If the new method will be implemented using the existing public interface, then arguably it's more object oriented for it to be a separate function rather than a method. At least, Scott Meyers argues that it is.
Why? Because it gives better encapsulation. IIRC the argument goes that the class interface should define things that the object does. Helper-style functions are things that can be done with/to the object, not things that the object must do itself. So they don't belong in the class. If they are in the class, they can unnecessarily access private members and hence widen the hiding of that member and hence the number of lines of code that need to be touched if the private member changes in any way.

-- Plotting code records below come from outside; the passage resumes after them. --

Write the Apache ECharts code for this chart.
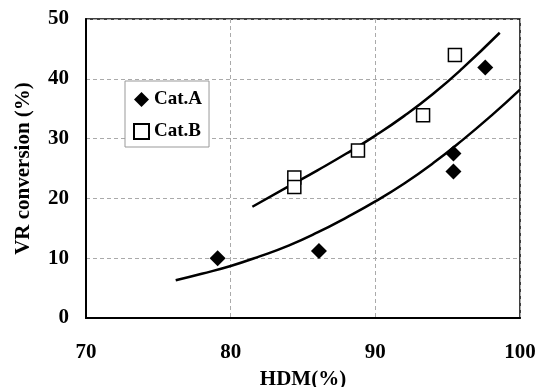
<!DOCTYPE html>
<html>
<head>
<meta charset="utf-8">
<script src="https://cdn.jsdelivr.net/npm/echarts@6/dist/echarts.min.js"></script>
<style>
    html, body { margin: 0; padding: 0; background: #fff; }
    #chart { width: 537px; height: 387px; }
</style>
</head>
<body>
<div id="chart"></div>
<script>
// measured points (HDM %, VR conversion %)
var catA = [[79.1, 10.0], [86.1, 11.2], [95.4, 27.5], [95.4, 24.5], [97.6, 41.9]];
var catB = [[84.4, 23.5], [84.4, 21.9], [88.8, 28.0], [93.3, 33.9], [95.5, 44.0]];

// trend curves
var fitA = [[76.2, 6.3], [78, 7.4], [80, 8.7], [82, 10.3], [84, 12.1], [86, 14.3], [88, 16.8],
    [90, 19.5], [92, 22.5], [94, 25.9], [96, 29.7], [98, 33.8], [100, 38.2]];
var fitB = [[81.5, 18.6], [84, 22.0], [86, 24.7], [88, 27.5], [90, 30.5], [92, 33.8],
    [94, 37.5], [96, 41.7], [98.6, 47.7]];

var legendNames = ['Cat.A', 'Cat.B'];

var font = '"Liberation Serif", "Times New Roman", serif';

var chart = echarts.init(document.getElementById('chart'));

var option = {
    backgroundColor: '#fff',
    animation: false,
    grid: {
        left: 86, right: 17, top: 19, bottom: 69,
        outerBoundsMode: 'none',
        show: true, borderColor: '#000', borderWidth: 1.5
    },
    legend: {
        data: legendNames,
        orient: 'vertical',
        left: 125, top: 81,
        padding: [9, 7, 6, 8],
        itemGap: 13,
        itemWidth: 15, itemHeight: 15,
        backgroundColor: '#fff',
        borderColor: '#999', borderWidth: 1,
        textStyle: { fontFamily: font, fontWeight: 'bold', fontSize: 19, color: '#000' }
    },
    xAxis: {
        type: 'value', min: 70, max: 100, interval: 10,
        name: 'HDM(%)', nameLocation: 'middle', nameGap: 51,
        nameTextStyle: { fontFamily: font, fontWeight: 'bold', fontSize: 21, color: '#000' },
        axisLine: { lineStyle: { color: '#000', width: 2 } },
        axisTick: { show: false },
        axisLabel: { margin: 24, fontFamily: font, fontWeight: 'bold', fontSize: 21, color: '#000' },
        splitLine: { lineStyle: { color: '#aaa', type: [4, 3], width: 1 } }
    },
    yAxis: {
        type: 'value', min: 0, max: 50, interval: 10,
        name: 'VR conversion (%)', nameLocation: 'middle', nameGap: 52, nameRotate: 90,
        nameTextStyle: { fontFamily: font, fontWeight: 'bold', fontSize: 21, color: '#000' },
        axisLine: { lineStyle: { color: '#000', width: 2 } },
        axisTick: { show: false },
        axisLabel: { margin: 17, fontFamily: font, fontWeight: 'bold', fontSize: 21, color: '#000' },
        splitLine: { lineStyle: { color: '#aaa', type: [4, 3], width: 1 } }
    },
    series: [
        {
            name: 'fitA', type: 'line', data: fitA, smooth: true, showSymbol: false,
            lineStyle: { color: '#000', width: 2.5 }, z: 2
        },
        {
            name: 'fitB', type: 'line', data: fitB, smooth: true, showSymbol: false,
            lineStyle: { color: '#000', width: 2.5 }, z: 2
        },
        {
            name: 'Cat.A', type: 'scatter', data: catA,
            symbol: 'diamond', symbolSize: 16,
            itemStyle: { color: '#000', opacity: 1 }, z: 3
        },
        {
            name: 'Cat.B', type: 'scatter', data: catB,
            symbol: 'rect', symbolSize: 13,
            itemStyle: { color: '#fff', borderColor: '#000', borderWidth: 1.5, opacity: 1 }, z: 3
        }
    ]
};

chart.setOption(option);
</script>
</body>
</html>
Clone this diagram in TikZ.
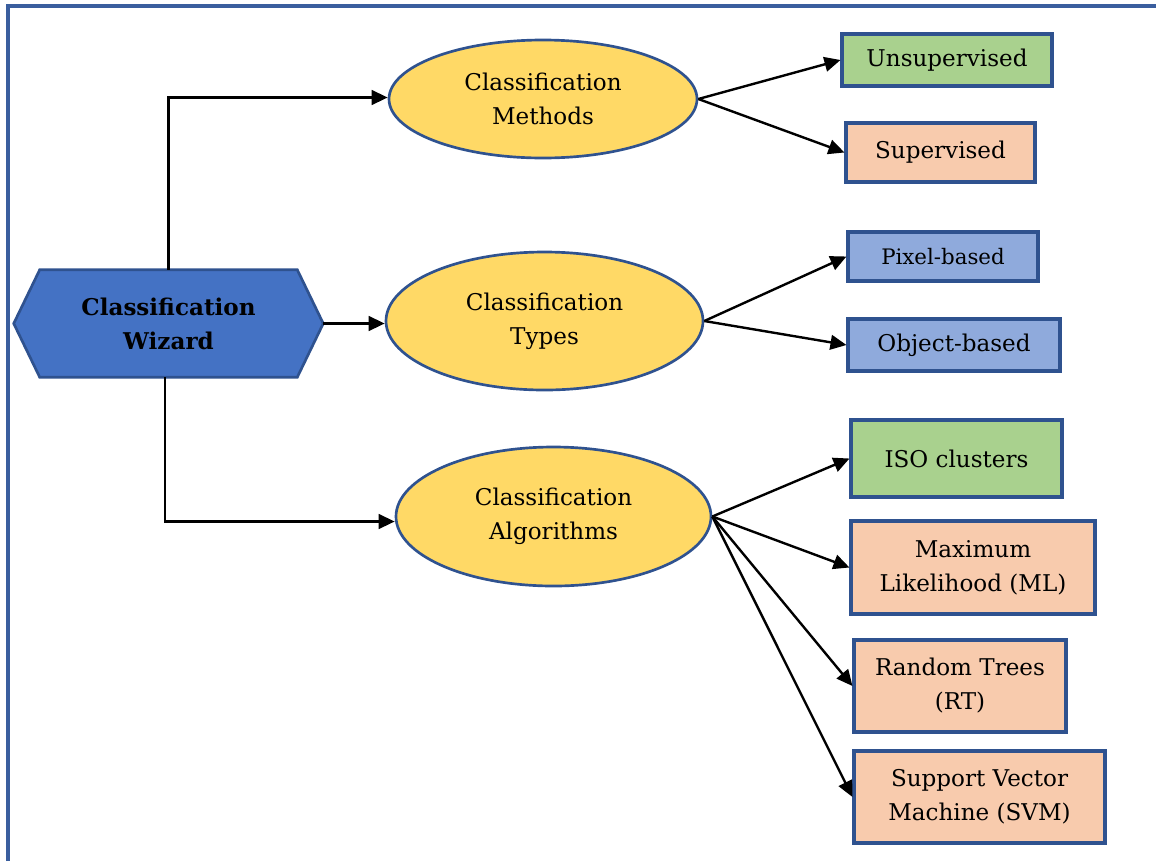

Of course if you want to access protected members then you must inherit. If your desired method requires per-instance state, but not access to protected members, then you can either inherit or composite according to taste - the former is usually more concise, but has certain disadvantages if the relationship isn't really "is a".
Sounds like you want Ruby mixins. Not sure there's anything close in C++. I think you have to do the inheritance.
Edit: You might be able to put a friend method in and use it like a mixin, but I think you'd start to break your encapsulation in a bad way.
You could do something COM-like, where the base class supports a QueryInterface() method which lets you ask for an interface that has that method on it. This is fairly trivial to implement in C++, you don't need COM per se.
You could also "pretend" to be a more dynamic language and have an array of callbacks as "methods" and gin up a way to call them using templates or macros and pushing 'this' onto the stack before the rest of the parameters. But it would be insane :)
Or Categories in Objective C.
There are conceptual approaches to extending class architectures (not single classes) in C++, but it's not a casual act, and requires planning ahead of time. Sorry.
Sounds like a classic inheritance problem to me. Except I would drop the code in an "Engine Enhancements" directory & include that concept in your architecture.